Multiliteracies: In the 1990s, the New London group challenged the dominant view that literacy is a technical skill which could be taught and then transferred to other contexts. Rather, they view literacy as socially constructed as one acts and interacts with others in a particular sociocultural context. One cannot make sense of a child’s literacy learning outside of that context. The term multiliteracies considers the many ways of being literate or communicating meaning beyond printed texts or spoken words (multimodality), including body language and gestures, images, layout, artistic creations, media productions, and movement. Learning to read a text is not just a matter of memorizing letters, sounds, and words, but is a complex process of making meanings and relating them to one’s own experiences and understandings in a particular context. For instance, we learn to read and interpret someone’s body language and gestures just as we would a written book. When focusing on multiliteracies rather than the traditional literacies (reading, writing, listening, and speaking), teachers are able to draw out the many strengths each child brings to school. This goal is especially important given the increasing cultural and linguistic diversity in schools.

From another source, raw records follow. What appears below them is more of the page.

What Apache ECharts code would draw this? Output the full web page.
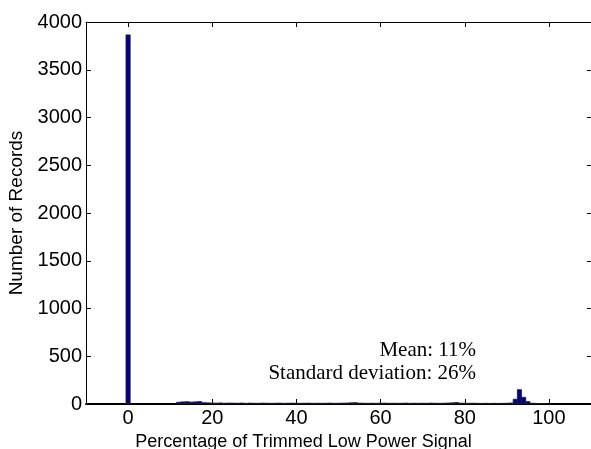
<!DOCTYPE html>
<html>
<head>
<meta charset="utf-8">
<script src="https://cdn.jsdelivr.net/npm/echarts@6/dist/echarts.min.js"></script>
<style>
html,body{margin:0;padding:0;background:#fff;}
#chart{width:591px;height:449px;}
</style>
</head>
<body>
<div id="chart"></div>
<script>
// Histogram bin centres (percentage) and record counts, bin width 1
var binCenters = [];
for (var i = 0; i < 100; i++) binCenters.push(i);
var counts = [
  3865, 0, 0, 0, 0, 0, 0, 0, 0, 0,
  0, 0, 18, 22, 24, 20, 22, 25, 14, 12,
  10, 9, 11, 8, 10, 9, 8, 10, 7, 9,
  8, 7, 9, 8, 7, 8, 9, 7, 8, 9,
  8, 7, 8, 9, 7, 8, 7, 8, 9, 7,
  8, 9, 10, 12, 14, 9, 8, 7, 8, 7,
  8, 9, 7, 8, 7, 8, 9, 7, 8, 7,
  8, 7, 9, 8, 7, 8, 10, 12, 16, 9,
  8, 7, 8, 7, 6, 7, 6, 7, 6, 7,
  8, 10, 50, 150, 70, 25, 8, 6, 5, 3
];
var xTicks = [0, 20, 40, 60, 80, 100];
var yTicks = [0, 500, 1000, 1500, 2000, 2500, 3000, 3500, 4000];
var statLines = ['Mean: 11%', 'Standard deviation: 26%'];

var binWidth = 1;
var histData = binCenters.map(function (c, i) {
  return [c - binWidth / 2, c + binWidth / 2, counts[i]];
});

var chart = echarts.init(document.getElementById('chart'));
var plainNum = function (v) { return String(v); };
var tickFont = {color: '#000', fontFamily: 'Liberation Sans, Arial, sans-serif', fontSize: 20, formatter: plainNum};
var option = {
  animation: false,
  grid: {left: 86, right: 0, top: 22, bottom: 45, containLabel: false, outerBoundsMode: 'none'},
  xAxis: [{
    type: 'value', min: -10, max: 110, position: 'bottom',
    name: 'Percentage of Trimmed Low Power Signal',
    nameLocation: 'middle', nameGap: 27,
    nameTextStyle: {color: '#000', fontFamily: 'Liberation Sans, Arial, sans-serif', fontSize: 18, padding: [0, 70, 0, 0]},
    axisLine: {show: true, onZero: false, lineStyle: {color: '#000', width: 2}},
    axisTick: {show: true, inside: true, length: 5, customValues: xTicks, lineStyle: {color: '#000'}},
    axisLabel: Object.assign({margin: 4, customValues: xTicks}, tickFont),
    splitLine: {show: false}
  }, {
    type: 'value', min: -10, max: 110, position: 'top',
    axisLine: {show: true, onZero: false, lineStyle: {color: '#000', width: 1}},
    axisTick: {show: true, inside: true, length: 5, customValues: xTicks, lineStyle: {color: '#000'}},
    axisLabel: {show: false},
    splitLine: {show: false}
  }],
  yAxis: [{
    type: 'value', min: 0, max: 4000, interval: 500, position: 'left',
    name: 'Number of Records', nameLocation: 'middle', nameGap: 60, nameRotate: 90,
    nameTextStyle: {color: '#000', fontFamily: 'Liberation Sans, Arial, sans-serif', fontSize: 19},
    axisLine: {show: true, onZero: false, lineStyle: {color: '#000', width: 1}},
    axisTick: {show: true, inside: true, length: 5, lineStyle: {color: '#000'}},
    axisLabel: Object.assign({margin: 4}, tickFont),
    splitLine: {show: false}
  }, {
    type: 'value', min: 0, max: 4000, interval: 500, position: 'right',
    axisLine: {show: true, onZero: false, lineStyle: {color: '#000', width: 1}},
    axisTick: {show: true, inside: true, length: 4, lineStyle: {color: '#000'}},
    axisLabel: {show: false},
    splitLine: {show: false}
  }],
  series: [{
    type: 'custom',
    xAxisIndex: 0, yAxisIndex: 0,
    clip: true,
    data: histData,
    encode: {x: [0, 1], y: 2},
    renderItem: function (params, api) {
      var h = api.value(2);
      if (!h) return null;
      var p0 = api.coord([api.value(0), h]);
      var p1 = api.coord([api.value(1), 0]);
      return {
        type: 'rect',
        shape: {x: p0[0], y: p0[1], width: p1[0] - p0[0], height: p1[1] - p0[1]},
        style: {fill: '#00008f', stroke: '#222', lineWidth: 0.8}
      };
    }
  }],
  graphic: [{
    type: 'text', right: 591 - 476, top: 340,
    style: {text: statLines[0], fill: '#000', font: '21px "Liberation Serif", "Times New Roman", serif', textAlign: 'right'}
  }, {
    type: 'text', right: 591 - 476, top: 363,
    style: {text: statLines[1], fill: '#000', font: '21px "Liberation Serif", "Times New Roman", serif', textAlign: 'right'}
  }]
};
chart.setOption(option);
</script>
</body>
</html>
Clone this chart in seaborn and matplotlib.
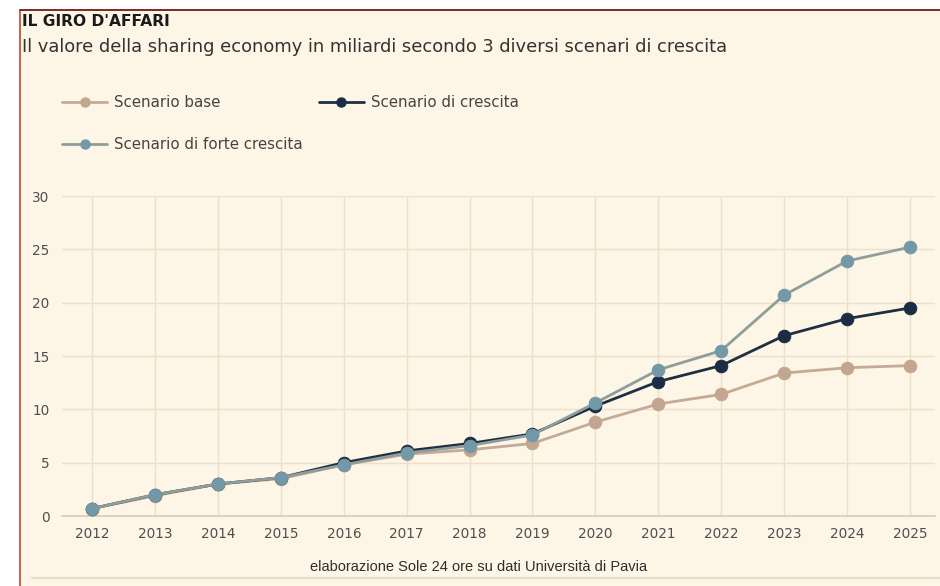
import matplotlib
matplotlib.use("Agg")
import matplotlib.pyplot as plt
import seaborn as sns
import pandas as pd
from matplotlib.patches import Rectangle
from matplotlib.lines import Line2D

years = [2012, 2013, 2014, 2015, 2016, 2017, 2018, 2019, 2020, 2021, 2022, 2023, 2024, 2025]
base = [0.7, 1.9, 3.0, 3.5, 4.8, 5.8, 6.2, 6.8, 8.8, 10.5, 11.4, 13.4, 13.9, 14.1]
crescita = [0.7, 2.0, 3.0, 3.6, 5.0, 6.1, 6.8, 7.7, 10.3, 12.6, 14.1, 16.9, 18.5, 19.5]
forte = [0.7, 2.0, 3.0, 3.6, 4.8, 5.9, 6.6, 7.6, 10.6, 13.7, 15.5, 20.7, 23.9, 25.2]
y_ticks = [0, 5, 10, 15, 20, 25, 30]
labels = ["Scenario base", "Scenario di crescita", "Scenario di forte crescita"]

df = pd.DataFrame({"anno": years * 3,
                   "valore": base + crescita + forte,
                   "scenario": [labels[0]] * 14 + [labels[1]] * 14 + [labels[2]] * 14})

sns.set_theme(style="white")
plt.rcParams['font.family'] = ['DejaVu Sans']

BG = "#fdf5e5"
fig = plt.figure(figsize=(9.4, 5.86), dpi=100)
fig.patch.set_facecolor("white")
# cream card with red border
fig.add_artist(Rectangle((20 / 940, 0), 1, 1 - 10 / 586, transform=fig.transFigure,
                         facecolor=BG, edgecolor="none", zorder=-10))
fig.add_artist(Line2D([20 / 940, 20 / 940], [0, 1 - 10 / 586], transform=fig.transFigure,
                      color="#c0463a", lw=1.2))
fig.add_artist(Line2D([20 / 940, 1], [1 - 10 / 586, 1 - 10 / 586], transform=fig.transFigure,
                      color="#7a2a22", lw=1.4))
fig.add_artist(Line2D([32 / 940, 1], [1 - 578 / 586, 1 - 578 / 586], transform=fig.transFigure,
                      color="#e8dcc6", lw=1.5))

ax = fig.add_axes([62 / 940, 1 - 516 / 586, (935 - 62) / 940, (516 - 196) / 586])
ax.set_facecolor(BG)

styles = {
    labels[0]: dict(line="#c4ab98", mk="#c2a690", z=3),
    labels[1]: dict(line="#1e2f42", mk="#1b2d44", z=4),
    labels[2]: dict(line="#8f9e9a", mk="#7398a8", z=5),
}
for lab in labels:
    s = styles[lab]
    sns.lineplot(data=df[df["scenario"] == lab], x="anno", y="valore", ax=ax,
                 color=s["line"], lw=2.0, marker="o", markersize=9,
                 markerfacecolor=s["mk"], markeredgecolor=s["mk"], zorder=s["z"],
                 legend=False)

ax.set_xlim(2011.52, 2025.4)
ax.set_ylim(0, 30)
ax.set_xticks(years)
ax.set_xticklabels([str(y) for y in years])
ax.set_yticks(y_ticks)
ax.set_xlabel("")
ax.set_ylabel("")
ax.grid(True, color="#ebe0cc", lw=1)
for sp in ["top", "right", "left"]:
    ax.spines[sp].set_visible(False)
ax.spines["bottom"].set_color("#d9ccb6")
ax.spines["bottom"].set_linewidth(1.2)
ax.tick_params(axis="both", length=0, labelsize=9.8, colors="#4f4f4f")
ax.tick_params(axis="x", pad=8)
ax.tick_params(axis="y", pad=9)

handles = []
for lab in [labels[0], labels[2], labels[1]]:
    s = styles[lab]
    handles.append(Line2D([0], [0], color=s["line"], lw=2.0, marker="o", markersize=6.5,
                          markerfacecolor=s["mk"], markeredgecolor=s["mk"], label=lab))
fig.legend(handles=handles, loc="upper left", bbox_to_anchor=(62 / 940, 1 - 95 / 586),
           ncol=2, frameon=False, fontsize=10.8, handlelength=3.0, handletextpad=0.45,
           columnspacing=1.1, labelspacing=1.8, labelcolor="#444444",
           borderpad=0, borderaxespad=0)

fig.text(22 / 940, 1 - 21 / 586, "IL GIRO D'AFFARI", fontsize=11.2, fontweight="bold",
         color="#1a1a1a", va="center", ha="left")
fig.text(22 / 940, 1 - 47 / 586,
         "Il valore della sharing economy in miliardi secondo 3 diversi scenari di crescita",
         fontsize=12.9, color="#333333", va="center", ha="left")
fig.text(479 / 940, 1 - 567 / 586, "elaborazione Sole 24 ore su dati Università di Pavia",
         fontsize=10.5, color="#2e2e2e", va="center", ha="center",
         family=["Liberation Sans", "DejaVu Sans"])

fig.savefig("out.png", dpi=100, facecolor=fig.get_facecolor())
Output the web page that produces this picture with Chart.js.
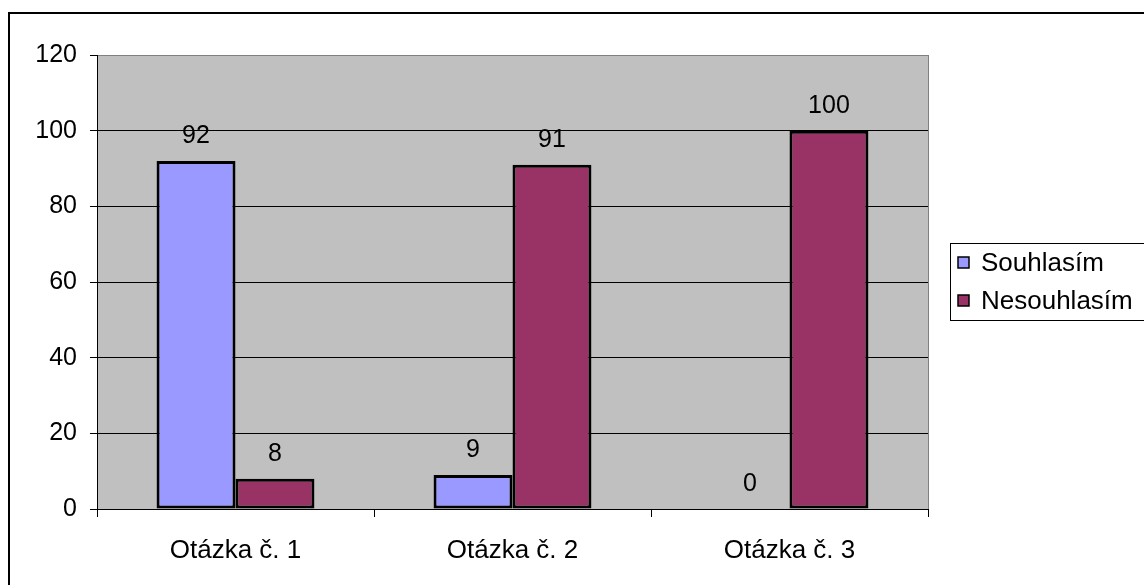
<!DOCTYPE html>
<html>
<head>
<meta charset="utf-8">
<script src="https://cdn.jsdelivr.net/npm/chart.js@4/dist/chart.umd.min.js"></script>
<style>
html,body{margin:0;padding:0;background:#fff;}
canvas{display:block;}
</style>
</head>
<body>
<canvas id="c" width="1144" height="585"></canvas>
<script>
const categories = ['Otázka č. 1', 'Otázka č. 2', 'Otázka č. 3'];
const seriesNames = ['Souhlasím', 'Nesouhlasím'];
const souhlasim = [92, 9, 0];
const nesouhlasim = [8, 91, 100];
const seriesColors = ['#9999FF', '#993366'];
const yTicks = [0, 20, 40, 60, 80, 100, 120];

const FONT = "'Liberation Sans', Arial, sans-serif";
Chart.defaults.font.family = FONT;
Chart.defaults.color = '#000';

const framePlugin = {
  id: 'frame',
  beforeDraw(chart) {
    const ctx = chart.ctx, a = chart.chartArea;
    ctx.save();
    ctx.fillStyle = '#fff';
    ctx.fillRect(0, 0, chart.width, chart.height);
    ctx.strokeStyle = '#000';
    ctx.lineWidth = 2;
    ctx.strokeRect(9, 13, 1300, 800);
    ctx.fillStyle = '#C0C0C0';
    ctx.fillRect(a.left, a.top, a.right - a.left, a.bottom - a.top);
    ctx.strokeStyle = '#808080';
    ctx.lineWidth = 1;
    ctx.strokeRect(a.left + 0.5, a.top + 0.5, a.right - a.left, a.bottom - a.top);
    ctx.restore();
  },
  afterDraw(chart) {
    const ctx = chart.ctx;
    ctx.save();
    ctx.strokeStyle = '#000';
    ctx.lineWidth = 1;
    ctx.strokeRect(950.5, 243.5, 400, 77);
    ctx.font = '26px ' + FONT;
    ctx.textBaseline = 'middle';
    ctx.textAlign = 'left';
    chart.data.datasets.forEach((ds, i) => {
      const cy = 263 + i * 38;
      ctx.fillStyle = ds.backgroundColor;
      ctx.fillRect(958, cy - 6, 11, 11);
      ctx.strokeStyle = '#000';
      ctx.lineWidth = 1.5;
      ctx.strokeRect(958, cy - 6, 11, 11);
      ctx.fillStyle = '#000';
      ctx.fillText(ds.label, 981, cy + 1);
    });
    ctx.restore();
  },
  afterDatasetsDraw(chart) {
    const ctx = chart.ctx;
    ctx.save();
    ctx.font = '25px ' + FONT;
    ctx.fillStyle = '#000';
    ctx.textAlign = 'center';
    ctx.textBaseline = 'alphabetic';
    chart.data.datasets.forEach((ds, i) => {
      const meta = chart.getDatasetMeta(i);
      meta.data.forEach((bar, j) => {
        ctx.fillText(String(ds.data[j]), bar.x, bar.y - 18);
      });
    });
    ctx.restore();
  }
};

new Chart(document.getElementById('c'), {
  type: 'bar',
  data: {
    labels: categories,
    datasets: [
      { label: seriesNames[0], data: souhlasim, backgroundColor: seriesColors[0] },
      { label: seriesNames[1], data: nesouhlasim, backgroundColor: seriesColors[1] }
    ]
  },
  options: {
    responsive: false,
    animation: false,
    devicePixelRatio: 1,
    layout: { padding: { left: 0, top: 55, right: 216, bottom: 0 } },
    datasets: {
      bar: {
        categoryPercentage: 0.57,
        barPercentage: 1.0,
        borderColor: '#000',
        borderWidth: (c) => (c.raw === 0 ? 0 : 3),
        borderSkipped: false
      }
    },
    plugins: {
      legend: { display: false },
      tooltip: { enabled: false }
    },
    scales: {
      x: {
        grid: { display: true, drawOnChartArea: false, offset: true, tickLength: 8, color: '#000', tickColor: '#000' },
        border: { display: true, color: '#000', width: 1 },
        ticks: { font: { size: 26 }, color: '#000', padding: 18 },
        afterFit(s) { s.height = 76; }
      },
      y: {
        min: 0,
        max: 120,
        afterBuildTicks(s) { s.ticks = yTicks.map(v => ({ value: v })); },
        grid: {
          drawOnChartArea: true,
          tickLength: 7,
          color: (c) => (c.tick && c.tick.value === 120 ? 'rgba(0,0,0,0)' : '#000'),
          tickColor: '#000'
        },
        border: { display: true, color: '#000', width: 1 },
        ticks: { font: { size: 25 }, color: '#000', padding: 13 },
        afterFit(s) { s.width = 97; }
      }
    }
  },
  plugins: [framePlugin]
});
</script>
</body>
</html>
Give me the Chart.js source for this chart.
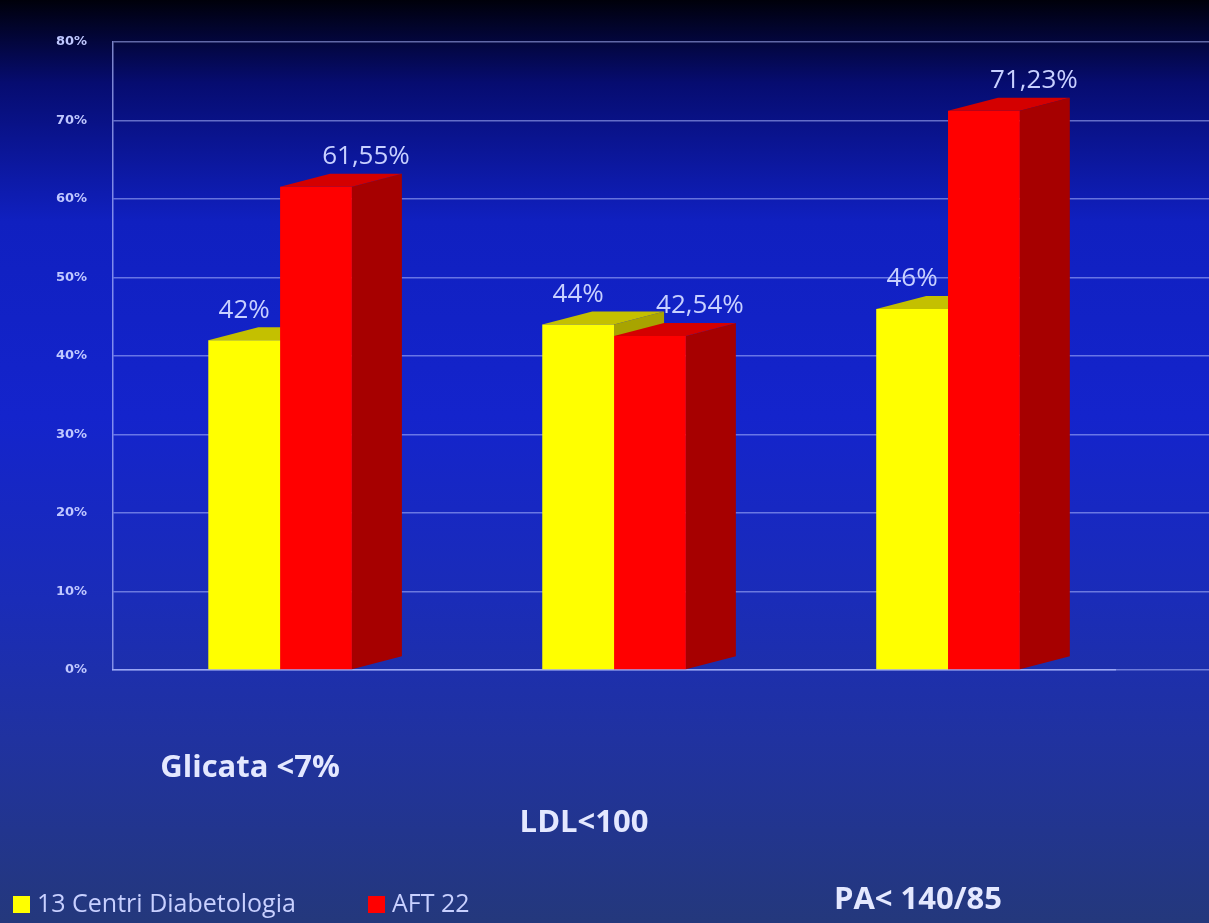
<!DOCTYPE html>
<html>
<head>
<meta charset="utf-8">
<script src="https://cdn.jsdelivr.net/npm/chart.js@4.4.1/dist/chart.umd.min.js"></script>
<style>
    html, body { margin: 0; padding: 0; }
    body {
        width: 1209px;
        height: 923px;
        overflow: hidden;
        background: linear-gradient(to bottom, #00000a 0%, #060c70 9%, #1020c0 24%, #1424cc 45%, #1a2cb8 65%, #2032a0 80%, #24387c 100%);
    }
</style>
</head>
<body>
<canvas id="chart" width="1209" height="923"></canvas>
<script>
const categories = ["Glicata <7%", "LDL<100", "PA< 140/85"];
const seriesNames = ["13 Centri Diabetologia", "AFT 22"];
const centriValues = [42, 44, 46];
const aftValues = [61.55, 42.54, 71.23];
const centriLabels = ["42%", "44%", "46%"];
const aftLabels = ["61,55%", "42,54%", "71,23%"];
const yTicks = [0, 10, 20, 30, 40, 50, 60, 70, 80];

// colours for front / top / side of each series
const faces = [
    { front: "#ffff00", top: "#c4c000", side: "#a8a400" },
    { front: "#ff0000", top: "#d40000", side: "#a60000" },
];
const depthX = 50;
const depthY = 13;
const labelShift = [0, 50];
const textColor = "#c8d0ff";
const gridColor = "rgba(175,185,255,0.55)";
const catLabelDrop = [98, 153, 230];

const bar3d = {
    id: "bar3d",
    beforeDatasetsDraw(chart) {
        const ctx = chart.ctx;
        const area = chart.chartArea;
        ctx.save();
        // carry the grid lines on to the right edge, as in the original
        ctx.strokeStyle = gridColor;
        ctx.lineWidth = 1.5;
        yTicks.forEach((v) => {
            const py = Math.round(chart.scales.y.getPixelForValue(v) - 0.75) + 0.75;
            ctx.beginPath();
            ctx.moveTo(area.right, py);
            ctx.lineTo(chart.width, py);
            ctx.stroke();
        });
        categories.forEach((c, i) => {
            chart.data.datasets.forEach((ds, d) => {
                const bar = chart.getDatasetMeta(d).data[i];
                const { x, y, base, width } = bar.getProps(["x", "y", "base", "width"], true);
                const l = x - width / 2, r = x + width / 2;
                ctx.fillStyle = faces[d].side;
                ctx.beginPath();
                ctx.moveTo(r, y);
                ctx.lineTo(r + depthX, y - depthY);
                ctx.lineTo(r + depthX, base - depthY);
                ctx.lineTo(r, base);
                ctx.closePath();
                ctx.fill();
                ctx.fillStyle = faces[d].top;
                ctx.beginPath();
                ctx.moveTo(l, y);
                ctx.lineTo(r, y);
                ctx.lineTo(r + depthX, y - depthY);
                ctx.lineTo(l + depthX, y - depthY);
                ctx.closePath();
                ctx.fill();
            });
        });
        ctx.restore();
    },
    afterDatasetsDraw(chart) {
        const ctx = chart.ctx;
        const texts = [centriLabels, aftLabels];
        ctx.save();
        ctx.textAlign = "center";
        ctx.textBaseline = "bottom";
        ctx.fillStyle = textColor;
        ctx.font = "26px 'Open Sans'";
        chart.data.datasets.forEach((ds, d) => {
            chart.getDatasetMeta(d).data.forEach((bar, i) => {
                const { x, y } = bar.getProps(["x", "y"], true);
                ctx.fillText(texts[d][i], x + labelShift[d], y - depthY - 4);
            });
        });

        // category names, staggered like the original
        const xs = chart.scales.x;
        ctx.font = "bold 31px 'Open Sans'";
        ctx.fillStyle = "#e4e8ff";
        ctx.textBaseline = "middle";
        categories.forEach((c, i) => {
            ctx.fillText(c, xs.getPixelForValue(i) - 30, chart.chartArea.bottom + catLabelDrop[i]);
        });

        // legend
        ctx.font = "25px 'Open Sans'";
        ctx.textAlign = "left";
        const legendY = 904;
        let lx = 13;
        seriesNames.forEach((name, d) => {
            ctx.fillStyle = faces[d].front;
            ctx.fillRect(lx, legendY - 8, 17, 17);
            ctx.fillStyle = textColor;
            ctx.fillText(name, lx + 24, legendY + 1);
            lx += 355;
        });
        ctx.restore();
    },
};

new Chart(document.getElementById("chart"), {
    type: "bar",
    data: {
        labels: categories,
        datasets: [
            { label: seriesNames[0], data: centriValues, backgroundColor: faces[0].front },
            { label: seriesNames[1], data: aftValues, backgroundColor: faces[1].front },
        ],
    },
    options: {
        responsive: false,
        animation: false,
        layout: { padding: { left: 30, right: 94, top: 42, bottom: 245 } },
        datasets: { bar: { categoryPercentage: 0.43, barPercentage: 1 } },
        plugins: { legend: { display: false }, tooltip: { enabled: false } },
        scales: {
            x: {
                ticks: { display: false },
                grid: { display: false },
                border: { color: "rgba(175,185,255,0.7)", width: 1.5 },
            },
            y: {
                min: 0,
                max: 80,
                afterBuildTicks: (scale) => { scale.ticks = yTicks.map((v) => ({ value: v })); },
                ticks: {
                    callback: (v) => v + "%",
                    color: "#c0c8ff",
                    font: { family: "'DejaVu Sans'", size: 13, weight: "bold" },
                    padding: 26,
                },
                grid: { color: gridColor, lineWidth: 1.5, drawTicks: false },
                border: { color: "rgba(175,185,255,0.7)", width: 1.5 },
            },
        },
    },
    plugins: [bar3d],
});
</script>
</body>
</html>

New literacies: Related to multiliteracies, the theory of new literacies consider the ways in which the internet and other communication technologies have changed our understanding of literacy and what it means to be literate. Coiro, Knobel, Lankshear, and Leu (2008) outlined four main principles of new literacies. First, internet and communication technologies (ICTs) necessitate using new and different strategies and practices. Second, these new literacies enable full economic, civic, and personal participation in our global community. Third, ICTs change as technologies change or new ones develop. Finally, as multiliteracies, these literacies are multiple, complex, and multimodal (that is, they take multiple forms and can be represented in many ways).

Multimodality: Multimodality considers meaning as related to and communicated through image, gesture, gaze, body posture, sound, writing, music, speech, and so on. 

Modal affordances: Modal affordances are those that can be represented and expressed easily.